**INSTRUCTIONS FOR THE TASK**
Only the pictures are omitted; repeat all other data exactly.

**RECORDED INFORMATION**
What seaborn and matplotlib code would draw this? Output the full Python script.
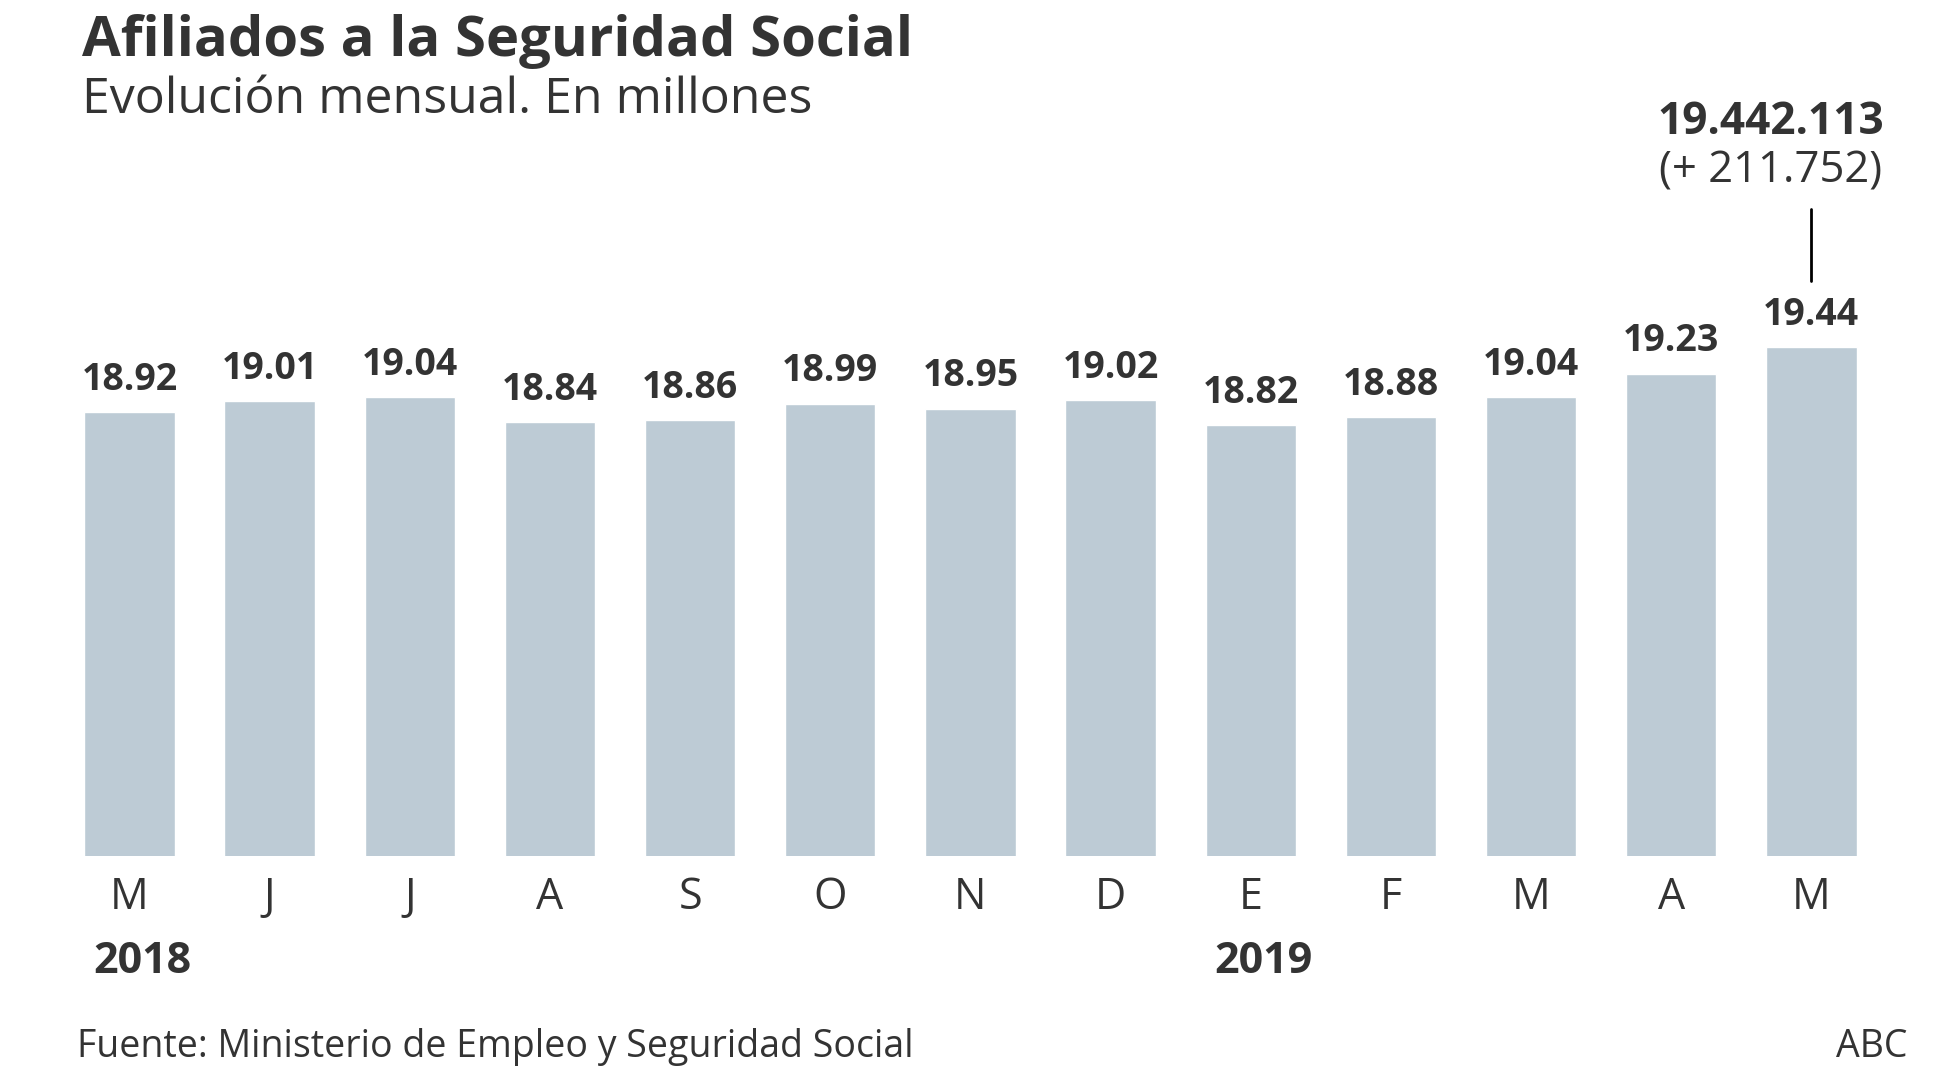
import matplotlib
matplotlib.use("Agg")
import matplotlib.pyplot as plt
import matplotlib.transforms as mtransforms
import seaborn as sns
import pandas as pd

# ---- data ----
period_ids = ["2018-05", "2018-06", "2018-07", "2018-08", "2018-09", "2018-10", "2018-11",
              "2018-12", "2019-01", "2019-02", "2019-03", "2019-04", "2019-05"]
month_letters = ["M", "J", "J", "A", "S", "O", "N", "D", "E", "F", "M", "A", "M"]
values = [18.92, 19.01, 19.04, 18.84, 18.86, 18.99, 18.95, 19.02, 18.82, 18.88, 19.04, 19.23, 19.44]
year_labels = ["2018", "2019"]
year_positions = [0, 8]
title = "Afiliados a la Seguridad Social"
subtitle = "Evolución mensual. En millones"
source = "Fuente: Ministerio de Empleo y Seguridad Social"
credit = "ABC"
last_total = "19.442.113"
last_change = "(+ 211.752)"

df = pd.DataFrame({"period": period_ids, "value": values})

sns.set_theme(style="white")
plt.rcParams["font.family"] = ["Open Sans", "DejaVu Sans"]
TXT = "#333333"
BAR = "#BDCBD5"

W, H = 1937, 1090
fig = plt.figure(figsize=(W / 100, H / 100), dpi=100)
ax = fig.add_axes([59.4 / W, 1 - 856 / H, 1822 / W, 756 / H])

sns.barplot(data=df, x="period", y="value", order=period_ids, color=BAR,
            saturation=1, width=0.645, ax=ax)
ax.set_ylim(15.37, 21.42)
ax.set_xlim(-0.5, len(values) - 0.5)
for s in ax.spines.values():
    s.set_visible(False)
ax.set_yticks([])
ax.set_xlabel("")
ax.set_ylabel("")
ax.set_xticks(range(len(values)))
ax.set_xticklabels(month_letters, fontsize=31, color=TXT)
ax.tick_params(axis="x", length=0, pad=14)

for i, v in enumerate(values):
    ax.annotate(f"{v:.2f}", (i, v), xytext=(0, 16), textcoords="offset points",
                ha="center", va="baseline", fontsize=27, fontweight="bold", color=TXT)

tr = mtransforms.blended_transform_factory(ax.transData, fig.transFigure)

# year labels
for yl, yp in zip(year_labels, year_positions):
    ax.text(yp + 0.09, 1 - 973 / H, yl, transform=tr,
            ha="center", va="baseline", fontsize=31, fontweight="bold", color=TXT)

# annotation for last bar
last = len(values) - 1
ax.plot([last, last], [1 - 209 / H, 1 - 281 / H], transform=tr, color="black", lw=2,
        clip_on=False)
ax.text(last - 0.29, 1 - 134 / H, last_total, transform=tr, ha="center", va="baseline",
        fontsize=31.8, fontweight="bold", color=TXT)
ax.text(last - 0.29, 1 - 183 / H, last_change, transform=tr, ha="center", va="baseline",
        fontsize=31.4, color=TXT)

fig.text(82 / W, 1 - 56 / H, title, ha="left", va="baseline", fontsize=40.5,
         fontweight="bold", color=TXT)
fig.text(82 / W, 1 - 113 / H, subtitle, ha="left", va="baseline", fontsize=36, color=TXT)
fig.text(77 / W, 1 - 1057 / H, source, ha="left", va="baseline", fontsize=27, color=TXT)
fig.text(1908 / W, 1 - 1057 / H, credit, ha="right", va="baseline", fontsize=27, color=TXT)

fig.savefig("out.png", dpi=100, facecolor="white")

**WRITTEN ANSWER**
What seaborn and matplotlib code would draw this? Output the full Python script.
import matplotlib
matplotlib.use("Agg")
import matplotlib.pyplot as plt
import matplotlib.transforms as mtransforms
import seaborn as sns
import pandas as pd

# ---- data ----
period_ids = ["2018-05", "2018-06", "2018-07", "2018-08", "2018-09", "2018-10", "2018-11",
              "2018-12", "2019-01", "2019-02", "2019-03", "2019-04", "2019-05"]
month_letters = ["M", "J", "J", "A", "S", "O", "N", "D", "E", "F", "M", "A", "M"]
values = [18.92, 19.01, 19.04, 18.84, 18.86, 18.99, 18.95, 19.02, 18.82, 18.88, 19.04, 19.23, 19.44]
year_labels = ["2018", "2019"]
year_positions = [0, 8]
title = "Afiliados a la Seguridad Social"
subtitle = "Evolución mensual. En millones"
source = "Fuente: Ministerio de Empleo y Seguridad Social"
credit = "ABC"
last_total = "19.442.113"
last_change = "(+ 211.752)"

df = pd.DataFrame({"period": period_ids, "value": values})

sns.set_theme(style="white")
plt.rcParams["font.family"] = ["Open Sans", "DejaVu Sans"]
TXT = "#333333"
BAR = "#BDCBD5"

W, H = 1937, 1090
fig = plt.figure(figsize=(W / 100, H / 100), dpi=100)
ax = fig.add_axes([59.4 / W, 1 - 856 / H, 1822 / W, 756 / H])

sns.barplot(data=df, x="period", y="value", order=period_ids, color=BAR,
            saturation=1, width=0.645, ax=ax)
ax.set_ylim(15.37, 21.42)
ax.set_xlim(-0.5, len(values) - 0.5)
for s in ax.spines.values():
    s.set_visible(False)
ax.set_yticks([])
ax.set_xlabel("")
ax.set_ylabel("")
ax.set_xticks(range(len(values)))
ax.set_xticklabels(month_letters, fontsize=31, color=TXT)
ax.tick_params(axis="x", length=0, pad=14)

for i, v in enumerate(values):
    ax.annotate(f"{v:.2f}", (i, v), xytext=(0, 16), textcoords="offset points",
                ha="center", va="baseline", fontsize=27, fontweight="bold", color=TXT)

tr = mtransforms.blended_transform_factory(ax.transData, fig.transFigure)

# year labels
for yl, yp in zip(year_labels, year_positions):
    ax.text(yp + 0.09, 1 - 973 / H, yl, transform=tr,
            ha="center", va="baseline", fontsize=31, fontweight="bold", color=TXT)

# annotation for last bar
last = len(values) - 1
ax.plot([last, last], [1 - 209 / H, 1 - 281 / H], transform=tr, color="black", lw=2,
        clip_on=False)
ax.text(last - 0.29, 1 - 134 / H, last_total, transform=tr, ha="center", va="baseline",
        fontsize=31.8, fontweight="bold", color=TXT)
ax.text(last - 0.29, 1 - 183 / H, last_change, transform=tr, ha="center", va="baseline",
        fontsize=31.4, color=TXT)

fig.text(82 / W, 1 - 56 / H, title, ha="left", va="baseline", fontsize=40.5,
         fontweight="bold", color=TXT)
fig.text(82 / W, 1 - 113 / H, subtitle, ha="left", va="baseline", fontsize=36, color=TXT)
fig.text(77 / W, 1 - 1057 / H, source, ha="left", va="baseline", fontsize=27, color=TXT)
fig.text(1908 / W, 1 - 1057 / H, credit, ha="right", va="baseline", fontsize=27, color=TXT)

fig.savefig("out.png", dpi=100, facecolor="white")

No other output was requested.